L’occasion pour la Russie de renverser les rôles. Souvent isolée sur des questions comme l’Ukraine, la Biélorussie, la Syrie, elle est sur le dossier Iranien associée aux Européens, et se paie le luxe de passer de la position d’accusé isolé à celle d’accusateur à l’unisson du reste de la communauté internationale.

« Tout ce que font les États-Unis n’est qu’une pièce de théâtre, ajoute le communiqué du ministère, une pièce qui vise à soumettre le Conseil de sécurité à sa politique et à en faire son instrument. » « Mais, conclut-il, le numéro a raté. »


La décision de Washington intervient alors que l’économie iranienne est déjà durement touchée par les sanctions américaines imposées depuis plus de deux ans.

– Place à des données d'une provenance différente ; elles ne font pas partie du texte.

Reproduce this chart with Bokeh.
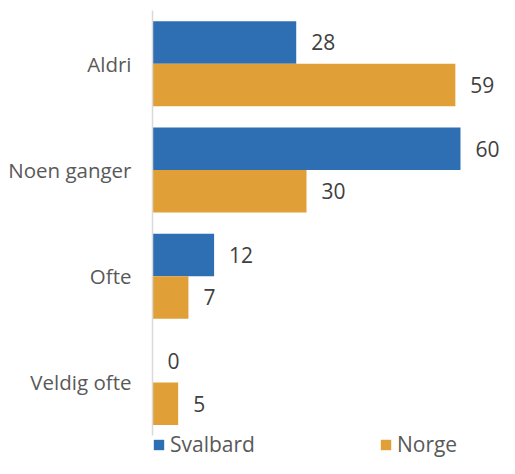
from bokeh.plotting import figure
from bokeh.models import ColumnDataSource, Legend, LegendItem, Range1d, FixedTicker
from bokeh.core.properties import value
from bokeh.embed import file_html
from bokeh.resources import INLINE

categories = ["Aldri", "Noen ganger", "Ofte", "Veldig ofte"]
svalbard = [28, 60, 12, 0]
norge = [59, 30, 7, 5]
series_names = ["Svalbard", "Norge"]
colors = ["#2E6EB3", "#E09F37"]

FONT = "Open Sans"

n = len(categories)
ypos = [n - i - 0.5 for i in range(n)]
src = ColumnDataSource(dict(
    y_s=[y + 0.2 for y in ypos],
    y_n=[y - 0.2 for y in ypos],
    svalbard=svalbard,
    norge=norge,
    sval_lbl=[str(v) for v in svalbard],
    norge_lbl=[str(v) for v in norge],
))

p = figure(width=499, height=458, output_backend="svg", toolbar_location=None,
           y_range=Range1d(-0.216, n), x_range=Range1d(0, 67.6),
           min_border_left=152, min_border_top=10, min_border_right=0, min_border_bottom=0)
p.outline_line_color = None
p.grid.visible = False
p.xaxis.visible = False

ax = p.yaxis[0]
ax.ticker = FixedTicker(ticks=ypos)
ax.major_label_overrides = {y: c for y, c in zip(ypos, categories)}
ax.bounds = (0, n)
ax.axis_line_color = "#D9D9D9"
ax.axis_line_width = 1.5
ax.major_tick_line_color = None
ax.minor_tick_line_color = None
ax.major_label_text_font = FONT
ax.major_label_text_font_size = "20.5px"
ax.major_label_text_color = "#595959"
ax.major_label_standoff = 15

r1 = p.hbar(y="y_s", right="svalbard", left=0, height=0.4,
            source=src, fill_color=colors[0], line_color=None)
r2 = p.hbar(y="y_n", right="norge", left=0, height=0.4,
            source=src, fill_color=colors[1], line_color=None)

for col, lbl, ycol in (("svalbard", "sval_lbl", "y_s"), ("norge", "norge_lbl", "y_n")):
    p.text(x=col, y=ycol, text=lbl, source=src,
           x_offset=15, text_baseline="middle", text_align="left",
           text_font=value(FONT), text_font_size="21px", text_color="#404040")

legend = Legend(items=[LegendItem(label=series_names[0], renderers=[r1]),
                       LegendItem(label=series_names[1], renderers=[r2])],
                orientation="horizontal", location="bottom_left",
                glyph_width=13, glyph_height=13, label_standoff=5, spacing=124,
                padding=0, margin=0, border_line_color=None, background_fill_alpha=0,
                label_text_font=FONT, label_text_font_size="21px", label_text_color="#595959")
p.add_layout(legend, "center")

open("out.html", "w").write(file_html(p, INLINE))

Avec notre correspondant à Téhéran, Siavosh Ghazi

Les autorités iraniennes affirment sans cesse que la décision américaine n’a aucune valeur juridique puisque Washington a quitté l’accord nucléaire de 2015. Il n’empêche. L’économie iranienne est durement frappée par les sanctions américaines imposées depuis 2017. La monnaie iranienne est en chute libre depuis deux ans. Un dollar américain valait 30 000 rials il y a deux ans, aujourd’hui, le billet vert vaut 270 000 rials soit neuf fois plus.

Le gouvernement iranien a reconnu récemment que les exportations pétrolières, sanctionnées par les Etats-Unis, sont désormais quasiment inexistantes. Ce qui touche de plein fouet le budget du gouvernement. Avant les sanctions américaines, l’Iran exportait quotidiennement plus de 2,5 millions de barils de pétrole par jour.

Les Iraniens et plus particulièrement les couches les plus défavorisées ressentent durement la dégradation de la situation économique et l’inflation qui dépasse les 50%. Dans ces conditions, la décision américaine pourrait aggraver encore la situation économique du pays.